Rev (to Jane): Jane, please take Joe ’s left hand in yours and repeat after me.
Rev & Jane: I, Jane, take you, Joe, to be my husband, to have and to hold from this day forward, for better, or for worse, for richer, or for poorer, in sickness, and in health, to love, honor and cherish and forsaking all others, I will be faithful to you. In the name of the Father, and of the Son, and of the Holy Spirit. With this ring, I thee wed. (Jane places the ring on Joe ’s finger.)
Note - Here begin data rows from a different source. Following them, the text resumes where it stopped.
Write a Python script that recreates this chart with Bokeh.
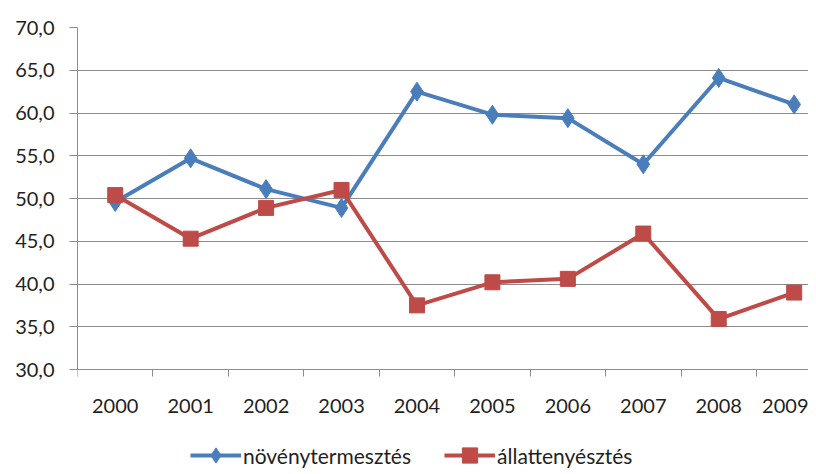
from bokeh.plotting import figure
from bokeh.models import FixedTicker, Legend, LegendItem, Range1d
from bokeh.embed import file_html
from bokeh.resources import INLINE

years = ["2000", "2001", "2002", "2003", "2004", "2005", "2006", "2007", "2008", "2009"]
novenytermesztes = [49.6, 54.7, 51.1, 48.9, 62.5, 59.8, 59.4, 54.0, 64.1, 61.0]
allattenyesztes = [50.4, 45.3, 48.9, 51.0, 37.5, 40.2, 40.6, 45.9, 35.9, 39.0]
y_ticks = [30, 35, 40, 45, 50, 55, 60, 65, 70]
y_labels = ["30,0", "35,0", "40,0", "45,0", "50,0", "55,0", "60,0", "65,0", "70,0"]

FONT = "Lato"
BLUE = "#4A7EBB"
RED = "#BE4B48"
GRAY = "#8C8C8C"
TXT = "#1F1F1F"

xs = list(range(len(years)))

# frame spans from the plot top down to the legend; the value axis covers 30..70
FRAME_H = 447
PX_PER_UNIT = 342 / 40.0
y_start = 70 - FRAME_H / PX_PER_UNIT

p = figure(width=808, height=466, output_backend="svg", toolbar_location=None,
           x_range=Range1d(-0.5, 9.19), y_range=Range1d(y_start, 70),
           min_border_left=77, min_border_right=0, min_border_top=27, min_border_bottom=0)
p.frame_width = 731
p.frame_height = FRAME_H
p.outline_line_color = None
p.background_fill_color = "white"

p.xgrid.grid_line_color = None
p.ygrid.grid_line_color = GRAY
p.ygrid.grid_line_width = 1
p.ygrid.ticker = FixedTicker(ticks=y_ticks)

p.yaxis.ticker = FixedTicker(ticks=y_ticks)
p.yaxis.bounds = (30, 70)
p.yaxis.major_label_overrides = {t: l for t, l in zip(y_ticks, y_labels)}
p.yaxis.axis_line_color = GRAY
p.yaxis.major_tick_line_color = GRAY
p.yaxis.major_tick_out = 8
p.yaxis.major_tick_in = 0
p.yaxis.minor_tick_line_color = None
p.yaxis.major_label_text_font = FONT
p.yaxis.major_label_text_font_size = "20px"
p.yaxis.major_label_text_color = TXT
p.yaxis.major_label_standoff = 15

p.xaxis.fixed_location = 30
p.xaxis.ticker = FixedTicker(ticks=xs, minor_ticks=[i - 0.5 for i in range(len(years) + 1)])
p.xaxis.major_label_overrides = {i: y for i, y in enumerate(years)}
p.xaxis.axis_line_color = GRAY
p.xaxis.major_tick_line_color = None
p.xaxis.major_tick_out = 0
p.xaxis.major_tick_in = 0
p.xaxis.minor_tick_line_color = GRAY
p.xaxis.minor_tick_out = 7
p.xaxis.minor_tick_in = 0
p.xaxis.major_label_text_font = FONT
p.xaxis.major_label_text_font_size = "20px"
p.xaxis.major_label_text_color = TXT
p.xaxis.major_label_standoff = 22

l1 = p.line(xs, novenytermesztes, line_color=BLUE, line_width=4)
s1 = p.scatter(xs, novenytermesztes, marker="diamond", size=19, fill_color=BLUE, line_color=BLUE)
l2 = p.line(xs, allattenyesztes, line_color=RED, line_width=4)
s2 = p.scatter(xs, allattenyesztes, marker="square", size=15, fill_color=RED, line_color=RED)

legend = Legend(items=[LegendItem(label="növénytermesztés", renderers=[l1, s1]),
                       LegendItem(label="állattenyésztés", renderers=[l2, s2])],
                orientation="horizontal", location=(113, 0),
                label_text_font=FONT, label_text_font_size="21px", label_text_color=TXT,
                glyph_width=51, glyph_height=38, label_height=38, label_standoff=2, spacing=33,
                padding=0, margin=0,
                border_line_color=None, background_fill_alpha=0)
p.add_layout(legend, "center")

open("out.html", "w").write(file_html(p, INLINE))
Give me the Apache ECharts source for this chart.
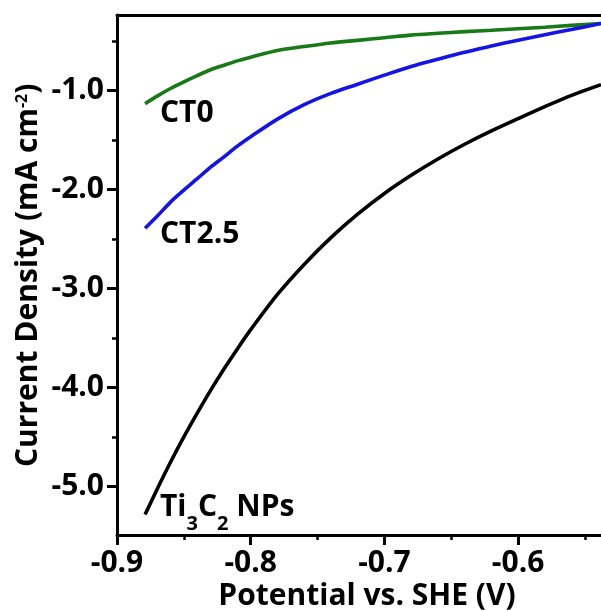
<!DOCTYPE html>
<html><head><meta charset="utf-8">
<script src="https://cdn.jsdelivr.net/npm/echarts@6/dist/echarts.min.js"></script>
<style>html,body{margin:0;padding:0;background:#fff}#c{width:601px;height:611px}</style>
</head><body><div id="c"></div>
<script>
// Potential vs. SHE (V)
const potentials = [-0.879, -0.87, -0.86, -0.85, -0.84, -0.83, -0.82, -0.81, -0.80, -0.78, -0.76, -0.74, -0.72, -0.70, -0.68, -0.66, -0.64, -0.62, -0.60, -0.58, -0.56, -0.538];
// Current density (mA cm^-2)
const ct0 = [-1.135, -1.059, -0.982, -0.915, -0.852, -0.793, -0.747, -0.703, -0.666, -0.599, -0.558, -0.522, -0.496, -0.470, -0.443, -0.425, -0.408, -0.394, -0.379, -0.363, -0.345, -0.326];
const ct25 = [-2.393, -2.272, -2.129, -2.008, -1.893, -1.776, -1.672, -1.564, -1.469, -1.291, -1.145, -1.031, -0.939, -0.847, -0.759, -0.686, -0.616, -0.554, -0.494, -0.439, -0.386, -0.326];
const ti3c2 = [-5.283, -5.028, -4.756, -4.500, -4.260, -4.030, -3.814, -3.611, -3.417, -3.061, -2.758, -2.488, -2.251, -2.042, -1.859, -1.694, -1.545, -1.410, -1.286, -1.165, -1.051, -0.943];

const xMajorTicks = [-0.9, -0.8, -0.7, -0.6];
const xMinorTicks = [-0.85, -0.75, -0.65, -0.55];
const yMajorTicks = [-5.0, -4.0, -3.0, -2.0, -1.0];
const yMinorTicks = [-4.5, -3.5, -2.5, -1.5, -0.5];

const seriesNames = ['CT0', 'CT2.5', 'Ti3C2 NPs'];
const seriesColors = ['#177a17', '#1414e6', '#000000'];

const FONT = '"Open Sans", "DejaVu Sans", sans-serif';
const FS = 30;
const X_MIN = -0.9, X_MAX = -0.538, Y_MIN = -5.49, Y_MAX = -0.24;

const mctx = document.createElement('canvas').getContext('2d');
function tw(str, size) { mctx.font = 'bold ' + size + 'px ' + FONT; return mctx.measureText(str).width; }
function txt(str, size, x, y, align, rot) {
  const el = {type: 'text', x: x, y: y, style: {text: str, font: 'bold ' + size + 'px ' + FONT, fill: '#000', align: align || 'left', verticalAlign: 'middle'}};
  if (rot) el.rotation = rot;
  return el;
}

function pairs(vals) { return potentials.map((p, i) => [p, vals[i]]); }

const labelStyle = {fontFamily: FONT, fontWeight: 'bold', fontSize: FS, color: '#000'};
function lineAxis(pos, min, max) {
  return {type: 'value', position: pos, min: min, max: max,
          axisLine: {show: true, onZero: false, lineStyle: {color: '#000', width: 3}},
          axisTick: {show: false}, axisLabel: {show: false}, splitLine: {show: false}};
}
function tickAxis(pos, min, max, ticks, len, w, labels, margin) {
  return {type: 'value', position: pos, min: min, max: max,
          axisLine: {show: false, onZero: false},
          axisTick: {show: true, length: len, lineStyle: {color: '#000', width: w}, customValues: ticks},
          axisLabel: labels ? Object.assign({show: true, margin: margin, customValues: ticks, formatter: v => v.toFixed(1)}, labelStyle) : {show: false},
          splitLine: {show: false}};
}

// in-plot labels and titles (plain text pieces, sub/superscripts placed after measured widths)
const graphics = [];
graphics.push(txt('CT0', FS, 160, 113.7));
graphics.push(txt('CT2.5', FS, 160, 234.7));
let gx = 160;
graphics.push(txt('Ti', FS, gx, 507.7)); gx += tw('Ti', FS);
graphics.push(txt('3', 20, gx, 524.6)); gx += tw('3', 20);
graphics.push(txt('C', FS, gx, 507.7)); gx += tw('C', FS);
graphics.push(txt('2', 20, gx, 524.6)); gx += tw('2', 20);
graphics.push(txt(' NPs', FS, gx, 507.7));
graphics.push(txt('Potential vs. SHE (V)', FS, 367, 596, 'center'));
let gy = 467;
const yMain = 'Current Density (mA cm';
graphics.push(txt(yMain, FS, 28.7, gy, 'left', Math.PI / 2)); gy -= tw(yMain, FS);
graphics.push(txt('-2', 16, 22.6, gy, 'left', Math.PI / 2)); gy -= tw('-2', 16);
graphics.push(txt(')', FS, 28.7, gy, 'left', Math.PI / 2));

const chart = echarts.init(document.getElementById('c'));
chart.setOption({
  animation: false,
  grid: {left: 117, top: 15, right: 0, bottom: 76},
  xAxis: [
    lineAxis('bottom', X_MIN, X_MAX),
    tickAxis('bottom', X_MIN, X_MAX, xMajorTicks, 10, 3, true, 13),
    tickAxis('bottom', X_MIN, X_MAX, xMinorTicks, 5, 2.5, false),
    lineAxis('top', X_MIN, X_MAX)
  ],
  yAxis: [
    lineAxis('left', Y_MIN, Y_MAX),
    tickAxis('left', Y_MIN, Y_MAX, yMajorTicks, 10, 3, true, 13),
    tickAxis('left', Y_MIN, Y_MAX, yMinorTicks, 5, 2.5, false)
  ],
  series: [ct0, ct25, ti3c2].map((vals, i) => ({
    name: seriesNames[i], type: 'line',
    data: pairs(vals), smooth: 0.3, showSymbol: false,
    lineStyle: {color: seriesColors[i], width: 3.6}
  })),
  graphic: graphics
});
</script>
</body></html>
Rev: Whom therefore God has joined together, let no man put asunder.

Presentation of Roses

Rev: As a sign of their love and appreciation, Jane and Joe now wish to honor their parents with a token of their gratitude. (Couple presents their parents with roses.)

Prayer of Dedication

Rev: Let us close this joyous ceremony with a prayer. Gracious God, richly bless Joe and Jane in the promises that they have made to each other. Grant that the courtesies, the thoughtfulness, and the self giving which already have laid the foundation for their love, build the home which is raised upon it. May they be loyal and engaging companions to each other and may they be loving and wise parents. And in this world where there is much disillusion and disappointment, where love brings delight and also wounding in the frailty of our human ways, make them a visible symbol of the love that does not wane when the evening comes but is fresh with each new day. Perfect their love with the joy that comes from above, and may they grow themselves and grow in affirmation of each other. May the Lord bless you and take care of you. May the Lord be kind and gracious to you. And may the Lord look on you with favor and give you peace both now and in the life everlasting. Amen.

Pronouncement

Rev: Forasmuch as Joe and Jane have consented together in holy wedlock, and have witnessed the same before God and this company, in accordance with the ordinance of Our Lord, and the laws of the State of Louisiana, its is my happy privilege to congratulate and introduce to you Mr. and Mrs. Joe Lastname. You may kiss your bride.